Adjustments are made from under the car by adjusting nuts on the linkage rods.
The 4 plus 3 shifter wears at the bias point. Look at your shifter body. You will have a tack welded adjustment nut. This piece adjusts the reverse lock out rod so that it aligns correctly at the end of the 1-2 gate.
Once adjusted the set bolt is tact welded into place.
THE PROBLEM. The reverse rod WEARS. So now when you pull all the way over into first, sometimes you are grabbing the reverse gate. This gives a funky feel to the shifter.
FIX: If the rod isn't completely worn, grind the weld and make a new ajustement bolt to correctly move the rod in to compensate for wear.

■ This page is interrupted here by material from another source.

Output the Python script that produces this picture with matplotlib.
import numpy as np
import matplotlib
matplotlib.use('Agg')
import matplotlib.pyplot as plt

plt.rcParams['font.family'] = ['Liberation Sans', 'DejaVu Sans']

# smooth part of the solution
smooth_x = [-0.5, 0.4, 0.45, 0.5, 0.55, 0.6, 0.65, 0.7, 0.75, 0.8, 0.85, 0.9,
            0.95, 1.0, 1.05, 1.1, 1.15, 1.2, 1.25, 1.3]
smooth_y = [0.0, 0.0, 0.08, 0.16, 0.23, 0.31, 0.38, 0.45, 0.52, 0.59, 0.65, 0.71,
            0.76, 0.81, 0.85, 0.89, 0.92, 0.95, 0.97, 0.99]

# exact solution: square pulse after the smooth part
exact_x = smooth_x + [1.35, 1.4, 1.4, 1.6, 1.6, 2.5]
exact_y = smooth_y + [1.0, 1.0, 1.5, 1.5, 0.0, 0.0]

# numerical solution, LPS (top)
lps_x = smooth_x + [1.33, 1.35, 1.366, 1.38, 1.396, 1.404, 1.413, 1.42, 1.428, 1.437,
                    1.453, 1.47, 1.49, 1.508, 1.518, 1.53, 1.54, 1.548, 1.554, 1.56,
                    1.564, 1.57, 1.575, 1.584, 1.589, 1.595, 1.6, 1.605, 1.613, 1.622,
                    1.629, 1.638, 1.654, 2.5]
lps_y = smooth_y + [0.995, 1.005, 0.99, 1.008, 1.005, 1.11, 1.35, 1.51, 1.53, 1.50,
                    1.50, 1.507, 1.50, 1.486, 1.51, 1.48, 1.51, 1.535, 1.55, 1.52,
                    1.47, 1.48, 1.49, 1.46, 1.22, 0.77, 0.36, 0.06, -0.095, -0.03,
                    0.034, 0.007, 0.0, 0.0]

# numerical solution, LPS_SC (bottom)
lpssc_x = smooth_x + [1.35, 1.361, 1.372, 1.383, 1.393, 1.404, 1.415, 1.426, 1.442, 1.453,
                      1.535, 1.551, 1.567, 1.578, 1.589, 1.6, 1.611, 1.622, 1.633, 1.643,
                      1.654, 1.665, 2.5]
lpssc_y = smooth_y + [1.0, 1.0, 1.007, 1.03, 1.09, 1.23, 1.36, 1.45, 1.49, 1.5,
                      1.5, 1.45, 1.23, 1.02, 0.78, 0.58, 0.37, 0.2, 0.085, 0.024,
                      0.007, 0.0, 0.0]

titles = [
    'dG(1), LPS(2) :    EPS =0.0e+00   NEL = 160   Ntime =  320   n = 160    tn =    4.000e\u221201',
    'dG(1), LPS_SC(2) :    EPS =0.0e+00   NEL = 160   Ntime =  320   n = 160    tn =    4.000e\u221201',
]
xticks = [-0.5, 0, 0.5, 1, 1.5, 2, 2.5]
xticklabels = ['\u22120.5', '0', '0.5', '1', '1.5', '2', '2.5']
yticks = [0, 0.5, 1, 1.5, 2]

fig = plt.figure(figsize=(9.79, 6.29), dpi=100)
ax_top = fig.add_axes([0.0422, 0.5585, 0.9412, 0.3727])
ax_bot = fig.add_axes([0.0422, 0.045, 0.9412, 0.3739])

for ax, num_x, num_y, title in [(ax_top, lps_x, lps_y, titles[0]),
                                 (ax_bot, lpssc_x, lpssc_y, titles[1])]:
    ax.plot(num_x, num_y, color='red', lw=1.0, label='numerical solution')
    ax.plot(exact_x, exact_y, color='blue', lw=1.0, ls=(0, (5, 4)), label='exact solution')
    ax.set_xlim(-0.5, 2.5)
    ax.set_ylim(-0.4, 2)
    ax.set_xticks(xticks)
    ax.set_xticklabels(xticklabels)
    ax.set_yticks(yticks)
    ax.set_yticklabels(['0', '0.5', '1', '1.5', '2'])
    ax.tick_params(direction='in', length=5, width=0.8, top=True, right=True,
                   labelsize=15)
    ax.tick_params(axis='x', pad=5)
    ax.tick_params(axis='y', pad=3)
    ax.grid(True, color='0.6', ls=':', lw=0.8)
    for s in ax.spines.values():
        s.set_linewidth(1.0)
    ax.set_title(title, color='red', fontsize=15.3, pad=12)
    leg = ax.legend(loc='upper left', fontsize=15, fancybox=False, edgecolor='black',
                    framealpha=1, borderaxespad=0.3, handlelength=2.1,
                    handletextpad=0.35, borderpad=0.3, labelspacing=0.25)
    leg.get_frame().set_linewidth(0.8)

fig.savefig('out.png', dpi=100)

I posted a question related to this in General Discussion and was referred here. Your input was helpful. My problem turned out to be the master and slave hydraulic cylenders needed to be rebuilt. I had that done ($650) and everything is fine now except my bank account. The clutch itself and the transmission are OK.
From: San Diego , CA Double Yellow DirtBags 1985..Z51..6-speed
Another possible way to spin the pilot is if it wasn't installed all the way and the input shaft was jammed into it and spun it when it was first started. There's usually a good 1/4" clearance though between it and the splines on the input shaft.
I would not disassemble the interior to align the shifter. I tried using a machined piece like shown, but it still wasn't right. That would work perfectly for a new shifter, but the edges of the shift gates will wear unevenly, especially if it has been out of alignment for awhile.
You have to fine tune it by feel. When moving side to side, the shifter will want to snag some of the gates. If it's catching the front of a gate, you can move that gate forward by adjusting the shift rod backwards slightly. There is a gate between 1-3 and 2-4 I believe, that doesn't move, so you have to line them up with this first. Some of the gates are slightly wider than others.
If the bushings on the back of the shift rods are shot, aligning the shifter will be a waste of time.